Your objective: Wherever the string "recreates" occurs in a line of these records, report that line.

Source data
## Begin

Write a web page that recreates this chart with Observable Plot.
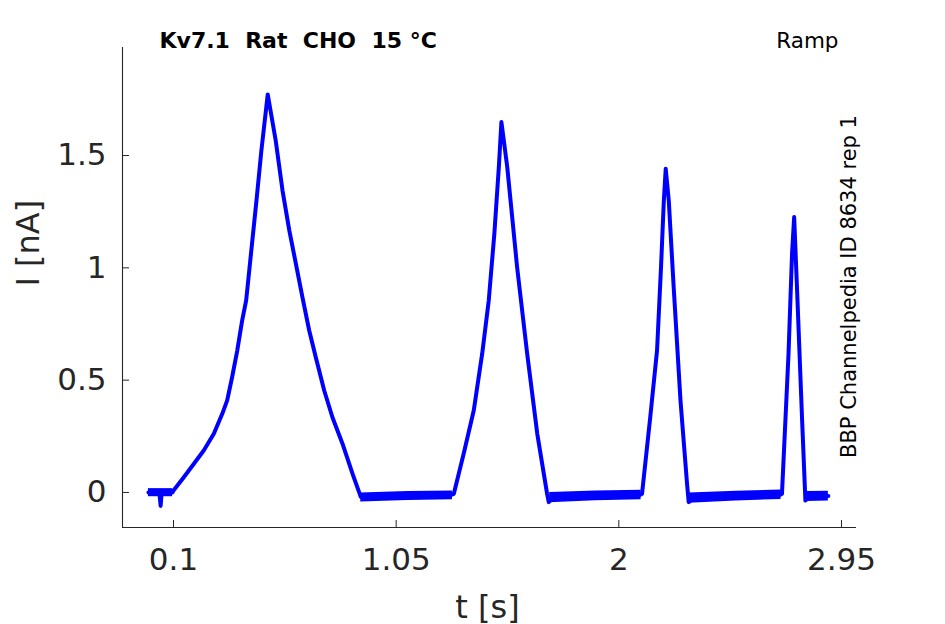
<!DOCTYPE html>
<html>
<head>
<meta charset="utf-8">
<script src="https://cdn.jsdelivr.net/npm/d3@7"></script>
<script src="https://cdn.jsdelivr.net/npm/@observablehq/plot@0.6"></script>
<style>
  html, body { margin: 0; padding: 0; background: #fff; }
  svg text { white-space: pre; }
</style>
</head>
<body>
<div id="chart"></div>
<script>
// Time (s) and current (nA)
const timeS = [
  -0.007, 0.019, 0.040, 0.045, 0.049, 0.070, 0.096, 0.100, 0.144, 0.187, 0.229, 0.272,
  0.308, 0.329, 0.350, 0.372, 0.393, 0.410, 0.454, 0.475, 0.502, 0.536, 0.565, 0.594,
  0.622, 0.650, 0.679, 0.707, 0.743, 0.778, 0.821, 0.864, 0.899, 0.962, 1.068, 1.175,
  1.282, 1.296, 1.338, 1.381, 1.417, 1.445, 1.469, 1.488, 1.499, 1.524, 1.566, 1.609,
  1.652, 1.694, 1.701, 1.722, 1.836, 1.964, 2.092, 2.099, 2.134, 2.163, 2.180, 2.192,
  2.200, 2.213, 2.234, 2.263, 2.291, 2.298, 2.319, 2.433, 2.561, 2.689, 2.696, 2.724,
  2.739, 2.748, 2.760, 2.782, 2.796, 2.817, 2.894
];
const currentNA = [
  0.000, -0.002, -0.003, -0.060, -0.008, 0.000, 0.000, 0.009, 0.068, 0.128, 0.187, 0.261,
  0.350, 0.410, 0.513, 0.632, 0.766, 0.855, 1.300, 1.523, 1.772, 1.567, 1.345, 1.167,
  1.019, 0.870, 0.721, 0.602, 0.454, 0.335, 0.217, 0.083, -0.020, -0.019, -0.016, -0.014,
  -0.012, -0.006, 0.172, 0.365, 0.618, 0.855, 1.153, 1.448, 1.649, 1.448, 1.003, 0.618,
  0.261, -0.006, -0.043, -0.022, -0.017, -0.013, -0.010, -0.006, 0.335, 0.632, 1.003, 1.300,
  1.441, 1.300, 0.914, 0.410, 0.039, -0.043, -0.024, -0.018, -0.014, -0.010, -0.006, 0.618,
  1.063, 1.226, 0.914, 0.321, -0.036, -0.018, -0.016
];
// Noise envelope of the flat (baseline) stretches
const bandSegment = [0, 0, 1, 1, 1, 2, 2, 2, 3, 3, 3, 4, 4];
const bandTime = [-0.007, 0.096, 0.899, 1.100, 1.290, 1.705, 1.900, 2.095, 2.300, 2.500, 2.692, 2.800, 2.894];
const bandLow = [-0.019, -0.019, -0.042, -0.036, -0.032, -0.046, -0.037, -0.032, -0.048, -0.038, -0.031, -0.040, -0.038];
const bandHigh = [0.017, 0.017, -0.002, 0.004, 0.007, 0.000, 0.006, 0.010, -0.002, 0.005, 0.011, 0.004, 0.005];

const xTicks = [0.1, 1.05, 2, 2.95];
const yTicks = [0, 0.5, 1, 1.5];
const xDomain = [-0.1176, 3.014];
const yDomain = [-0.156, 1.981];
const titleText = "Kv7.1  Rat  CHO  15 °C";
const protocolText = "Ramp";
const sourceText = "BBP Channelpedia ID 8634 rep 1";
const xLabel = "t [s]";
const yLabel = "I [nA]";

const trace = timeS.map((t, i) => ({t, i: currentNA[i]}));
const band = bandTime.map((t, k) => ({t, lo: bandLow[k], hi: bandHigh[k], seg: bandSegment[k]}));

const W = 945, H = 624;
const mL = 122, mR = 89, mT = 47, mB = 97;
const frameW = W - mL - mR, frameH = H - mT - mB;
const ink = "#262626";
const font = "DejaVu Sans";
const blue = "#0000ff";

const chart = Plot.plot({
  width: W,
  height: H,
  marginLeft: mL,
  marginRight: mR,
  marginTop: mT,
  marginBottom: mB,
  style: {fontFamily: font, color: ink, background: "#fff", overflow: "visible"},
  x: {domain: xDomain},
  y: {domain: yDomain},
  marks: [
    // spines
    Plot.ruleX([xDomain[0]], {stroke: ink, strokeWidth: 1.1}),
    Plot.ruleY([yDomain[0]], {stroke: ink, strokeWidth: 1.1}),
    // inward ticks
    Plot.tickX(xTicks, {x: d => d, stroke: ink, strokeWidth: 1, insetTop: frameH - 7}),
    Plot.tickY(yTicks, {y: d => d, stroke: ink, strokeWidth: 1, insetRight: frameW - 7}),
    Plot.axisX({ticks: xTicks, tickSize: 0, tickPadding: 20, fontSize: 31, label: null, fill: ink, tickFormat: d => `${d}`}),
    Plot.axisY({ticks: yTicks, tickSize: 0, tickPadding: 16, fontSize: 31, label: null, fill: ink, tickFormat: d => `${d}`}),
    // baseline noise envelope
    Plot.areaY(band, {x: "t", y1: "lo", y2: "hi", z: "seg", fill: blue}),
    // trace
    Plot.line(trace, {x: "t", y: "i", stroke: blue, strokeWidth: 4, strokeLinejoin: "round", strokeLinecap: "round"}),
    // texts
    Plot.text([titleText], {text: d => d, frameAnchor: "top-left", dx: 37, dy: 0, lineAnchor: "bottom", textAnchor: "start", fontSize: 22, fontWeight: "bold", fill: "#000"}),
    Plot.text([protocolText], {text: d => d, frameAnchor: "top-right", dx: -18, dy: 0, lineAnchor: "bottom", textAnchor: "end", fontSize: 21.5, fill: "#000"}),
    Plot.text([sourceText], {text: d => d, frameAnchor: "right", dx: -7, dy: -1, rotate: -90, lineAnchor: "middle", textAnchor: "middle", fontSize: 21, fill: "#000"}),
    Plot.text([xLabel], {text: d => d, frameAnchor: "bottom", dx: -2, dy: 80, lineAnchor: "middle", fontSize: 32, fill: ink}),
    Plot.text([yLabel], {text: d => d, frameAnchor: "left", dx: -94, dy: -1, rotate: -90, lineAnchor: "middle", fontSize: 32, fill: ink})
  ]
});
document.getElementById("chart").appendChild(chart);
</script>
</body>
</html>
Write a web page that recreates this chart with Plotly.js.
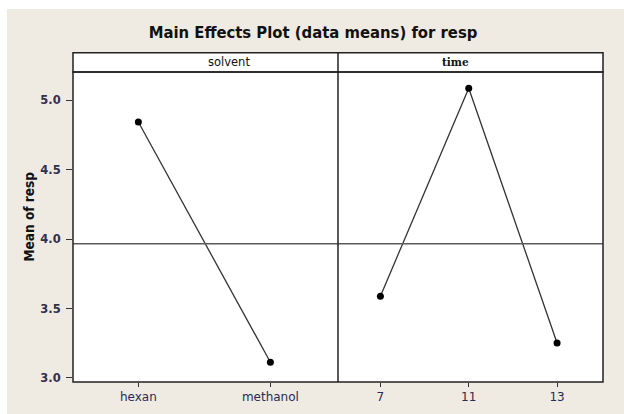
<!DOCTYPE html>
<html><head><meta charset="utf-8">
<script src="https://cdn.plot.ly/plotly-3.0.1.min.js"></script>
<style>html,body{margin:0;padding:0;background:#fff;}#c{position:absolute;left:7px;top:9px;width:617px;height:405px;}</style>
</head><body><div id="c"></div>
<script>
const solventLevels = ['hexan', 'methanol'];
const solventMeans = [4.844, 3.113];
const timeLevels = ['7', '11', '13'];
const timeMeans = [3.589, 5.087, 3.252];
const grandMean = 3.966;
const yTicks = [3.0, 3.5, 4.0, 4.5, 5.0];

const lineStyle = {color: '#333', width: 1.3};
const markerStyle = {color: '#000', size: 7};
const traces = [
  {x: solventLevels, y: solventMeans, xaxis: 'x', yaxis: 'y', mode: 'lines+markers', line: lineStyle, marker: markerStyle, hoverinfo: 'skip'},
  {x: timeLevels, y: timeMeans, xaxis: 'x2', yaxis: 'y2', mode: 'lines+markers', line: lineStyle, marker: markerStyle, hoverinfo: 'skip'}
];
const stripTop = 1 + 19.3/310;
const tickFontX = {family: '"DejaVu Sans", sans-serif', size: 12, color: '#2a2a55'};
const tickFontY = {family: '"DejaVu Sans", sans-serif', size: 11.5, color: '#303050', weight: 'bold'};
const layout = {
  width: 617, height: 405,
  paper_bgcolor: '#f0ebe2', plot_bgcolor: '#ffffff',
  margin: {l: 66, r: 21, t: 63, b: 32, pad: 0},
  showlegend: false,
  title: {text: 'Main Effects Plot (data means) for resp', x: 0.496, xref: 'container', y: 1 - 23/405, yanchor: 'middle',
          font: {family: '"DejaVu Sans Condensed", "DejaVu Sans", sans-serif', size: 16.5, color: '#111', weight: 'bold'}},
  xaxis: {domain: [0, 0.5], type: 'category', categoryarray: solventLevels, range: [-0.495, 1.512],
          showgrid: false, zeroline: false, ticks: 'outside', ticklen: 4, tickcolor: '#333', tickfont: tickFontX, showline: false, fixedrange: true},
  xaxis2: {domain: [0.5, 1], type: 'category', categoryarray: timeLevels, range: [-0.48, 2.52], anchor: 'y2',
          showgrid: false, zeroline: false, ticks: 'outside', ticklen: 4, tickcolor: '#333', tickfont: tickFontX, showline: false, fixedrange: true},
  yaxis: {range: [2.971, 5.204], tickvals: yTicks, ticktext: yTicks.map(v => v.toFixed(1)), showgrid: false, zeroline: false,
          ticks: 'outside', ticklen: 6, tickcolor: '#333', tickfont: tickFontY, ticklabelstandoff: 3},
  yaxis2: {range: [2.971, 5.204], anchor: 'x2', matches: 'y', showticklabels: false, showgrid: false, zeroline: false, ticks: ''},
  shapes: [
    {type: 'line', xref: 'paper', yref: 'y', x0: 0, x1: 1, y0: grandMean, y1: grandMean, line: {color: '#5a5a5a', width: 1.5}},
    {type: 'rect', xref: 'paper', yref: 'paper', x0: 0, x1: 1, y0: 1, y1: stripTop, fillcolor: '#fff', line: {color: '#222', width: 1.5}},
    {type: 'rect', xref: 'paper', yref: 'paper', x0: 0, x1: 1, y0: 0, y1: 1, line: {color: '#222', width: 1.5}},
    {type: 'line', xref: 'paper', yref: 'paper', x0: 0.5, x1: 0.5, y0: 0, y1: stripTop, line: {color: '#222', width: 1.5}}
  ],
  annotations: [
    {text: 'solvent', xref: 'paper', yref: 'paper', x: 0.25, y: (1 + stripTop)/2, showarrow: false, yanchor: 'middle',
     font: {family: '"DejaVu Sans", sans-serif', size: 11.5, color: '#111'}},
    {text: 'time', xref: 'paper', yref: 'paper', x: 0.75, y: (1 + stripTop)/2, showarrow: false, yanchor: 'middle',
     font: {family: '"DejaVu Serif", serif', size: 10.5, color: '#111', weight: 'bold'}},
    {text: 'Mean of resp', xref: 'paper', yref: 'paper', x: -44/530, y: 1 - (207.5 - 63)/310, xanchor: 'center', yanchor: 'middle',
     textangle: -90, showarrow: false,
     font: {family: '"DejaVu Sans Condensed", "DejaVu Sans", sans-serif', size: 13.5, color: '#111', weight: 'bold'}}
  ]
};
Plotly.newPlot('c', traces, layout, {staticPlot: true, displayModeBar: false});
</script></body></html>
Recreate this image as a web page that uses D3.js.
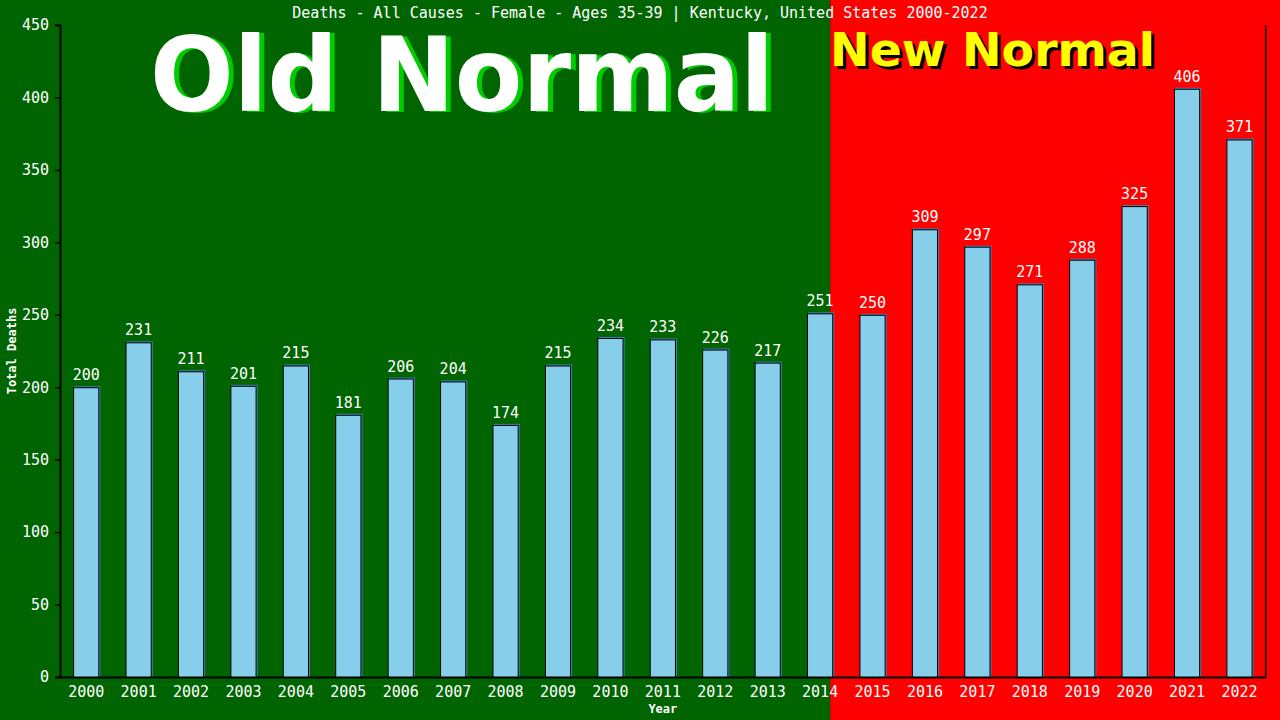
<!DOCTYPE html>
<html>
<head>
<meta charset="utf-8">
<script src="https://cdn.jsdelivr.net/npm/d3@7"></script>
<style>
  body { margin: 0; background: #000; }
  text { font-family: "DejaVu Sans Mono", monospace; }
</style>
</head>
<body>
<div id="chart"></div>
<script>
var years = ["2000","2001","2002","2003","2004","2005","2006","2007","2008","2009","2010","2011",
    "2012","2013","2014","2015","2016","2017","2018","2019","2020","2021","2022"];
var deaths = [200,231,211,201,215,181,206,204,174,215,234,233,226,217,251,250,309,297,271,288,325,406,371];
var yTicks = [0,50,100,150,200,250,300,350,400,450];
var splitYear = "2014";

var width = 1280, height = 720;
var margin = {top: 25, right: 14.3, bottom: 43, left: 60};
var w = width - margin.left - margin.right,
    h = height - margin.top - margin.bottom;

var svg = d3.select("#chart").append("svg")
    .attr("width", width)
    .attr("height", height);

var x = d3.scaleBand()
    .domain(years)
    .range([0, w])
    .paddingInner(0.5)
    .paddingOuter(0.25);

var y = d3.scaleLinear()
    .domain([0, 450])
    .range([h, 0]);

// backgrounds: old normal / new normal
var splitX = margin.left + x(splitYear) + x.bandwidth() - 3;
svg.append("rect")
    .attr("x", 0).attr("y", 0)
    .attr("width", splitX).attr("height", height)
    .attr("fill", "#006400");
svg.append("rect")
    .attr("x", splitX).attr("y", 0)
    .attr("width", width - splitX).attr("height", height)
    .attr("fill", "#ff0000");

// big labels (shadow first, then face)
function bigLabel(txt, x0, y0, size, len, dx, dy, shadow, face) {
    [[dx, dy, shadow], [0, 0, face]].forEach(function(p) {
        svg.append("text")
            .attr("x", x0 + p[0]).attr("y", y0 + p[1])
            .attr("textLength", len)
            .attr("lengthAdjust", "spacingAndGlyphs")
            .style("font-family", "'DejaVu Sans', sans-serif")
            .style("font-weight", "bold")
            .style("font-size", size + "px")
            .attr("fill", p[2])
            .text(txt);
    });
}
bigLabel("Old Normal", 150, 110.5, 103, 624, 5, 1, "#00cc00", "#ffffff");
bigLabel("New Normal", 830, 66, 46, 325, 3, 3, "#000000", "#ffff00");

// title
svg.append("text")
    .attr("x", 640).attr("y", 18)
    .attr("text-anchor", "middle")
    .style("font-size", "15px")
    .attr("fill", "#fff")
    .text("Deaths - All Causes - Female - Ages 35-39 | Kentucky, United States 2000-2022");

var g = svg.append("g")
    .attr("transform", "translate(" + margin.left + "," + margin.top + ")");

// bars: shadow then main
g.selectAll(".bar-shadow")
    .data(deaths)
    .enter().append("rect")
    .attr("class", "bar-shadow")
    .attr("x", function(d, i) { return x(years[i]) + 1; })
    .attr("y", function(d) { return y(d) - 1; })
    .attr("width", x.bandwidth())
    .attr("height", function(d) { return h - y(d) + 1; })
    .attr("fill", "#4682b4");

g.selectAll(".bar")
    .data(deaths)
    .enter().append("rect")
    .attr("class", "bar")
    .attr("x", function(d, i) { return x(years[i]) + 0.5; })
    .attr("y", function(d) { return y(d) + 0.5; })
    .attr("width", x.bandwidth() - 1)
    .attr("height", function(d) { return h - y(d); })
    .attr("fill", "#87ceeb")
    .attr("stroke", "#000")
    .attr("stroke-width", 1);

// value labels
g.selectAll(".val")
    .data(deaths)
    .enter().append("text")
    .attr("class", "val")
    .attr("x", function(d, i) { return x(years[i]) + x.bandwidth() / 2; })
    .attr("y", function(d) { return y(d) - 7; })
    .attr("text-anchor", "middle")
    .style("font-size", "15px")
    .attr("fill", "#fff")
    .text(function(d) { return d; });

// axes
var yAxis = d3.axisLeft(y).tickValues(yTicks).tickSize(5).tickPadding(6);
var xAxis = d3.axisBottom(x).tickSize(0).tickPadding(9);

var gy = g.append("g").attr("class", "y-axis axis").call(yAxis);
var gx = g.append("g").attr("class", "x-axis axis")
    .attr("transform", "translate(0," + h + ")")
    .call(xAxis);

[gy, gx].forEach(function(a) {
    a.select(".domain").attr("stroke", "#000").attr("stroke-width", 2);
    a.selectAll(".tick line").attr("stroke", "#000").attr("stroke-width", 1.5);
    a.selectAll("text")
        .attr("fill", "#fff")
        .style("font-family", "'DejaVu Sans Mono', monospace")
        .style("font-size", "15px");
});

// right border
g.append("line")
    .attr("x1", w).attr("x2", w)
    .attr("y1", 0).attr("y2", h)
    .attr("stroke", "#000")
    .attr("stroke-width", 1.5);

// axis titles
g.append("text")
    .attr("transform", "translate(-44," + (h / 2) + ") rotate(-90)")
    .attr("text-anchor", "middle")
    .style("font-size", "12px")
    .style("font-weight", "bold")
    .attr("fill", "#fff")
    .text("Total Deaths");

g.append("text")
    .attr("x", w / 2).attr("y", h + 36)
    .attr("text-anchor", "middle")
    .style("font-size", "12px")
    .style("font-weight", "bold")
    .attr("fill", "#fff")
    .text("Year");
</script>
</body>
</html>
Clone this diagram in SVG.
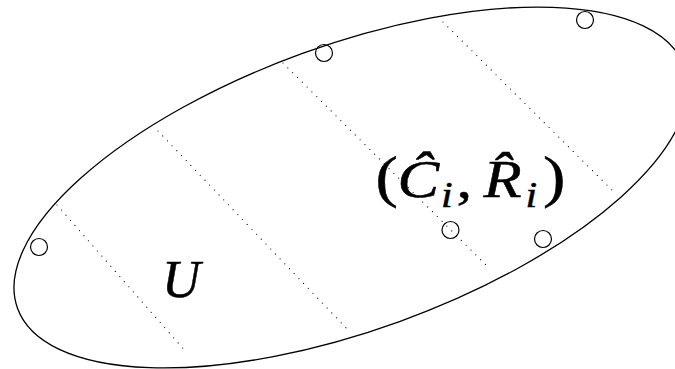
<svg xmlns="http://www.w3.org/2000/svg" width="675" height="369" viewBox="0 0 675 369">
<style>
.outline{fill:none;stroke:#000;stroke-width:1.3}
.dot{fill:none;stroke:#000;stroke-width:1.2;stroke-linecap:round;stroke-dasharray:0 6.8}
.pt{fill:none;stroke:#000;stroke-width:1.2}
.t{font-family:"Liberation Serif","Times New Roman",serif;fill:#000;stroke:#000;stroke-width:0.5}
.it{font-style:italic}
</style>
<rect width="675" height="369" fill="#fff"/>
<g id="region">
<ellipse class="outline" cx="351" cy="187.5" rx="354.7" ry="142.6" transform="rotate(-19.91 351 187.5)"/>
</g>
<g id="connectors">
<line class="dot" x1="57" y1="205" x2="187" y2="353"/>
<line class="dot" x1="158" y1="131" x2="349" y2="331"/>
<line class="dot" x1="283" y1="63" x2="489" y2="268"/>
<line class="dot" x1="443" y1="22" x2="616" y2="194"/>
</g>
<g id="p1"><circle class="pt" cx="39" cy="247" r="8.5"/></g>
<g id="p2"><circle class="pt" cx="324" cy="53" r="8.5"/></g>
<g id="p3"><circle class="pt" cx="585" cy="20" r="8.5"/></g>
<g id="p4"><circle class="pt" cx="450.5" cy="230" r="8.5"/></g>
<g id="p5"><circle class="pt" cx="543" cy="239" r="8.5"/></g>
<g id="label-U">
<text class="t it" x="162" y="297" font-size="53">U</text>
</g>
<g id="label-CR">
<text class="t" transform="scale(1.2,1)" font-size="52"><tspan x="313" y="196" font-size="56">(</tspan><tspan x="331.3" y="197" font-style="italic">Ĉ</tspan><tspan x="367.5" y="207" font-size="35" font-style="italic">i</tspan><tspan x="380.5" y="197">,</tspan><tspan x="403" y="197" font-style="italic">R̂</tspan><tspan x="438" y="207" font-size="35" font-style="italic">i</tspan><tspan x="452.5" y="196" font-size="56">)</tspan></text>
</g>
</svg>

## End

Solution below:
Write a web page that recreates this chart with Observable Plot.
Write a web page that recreates this chart with Plotly.js.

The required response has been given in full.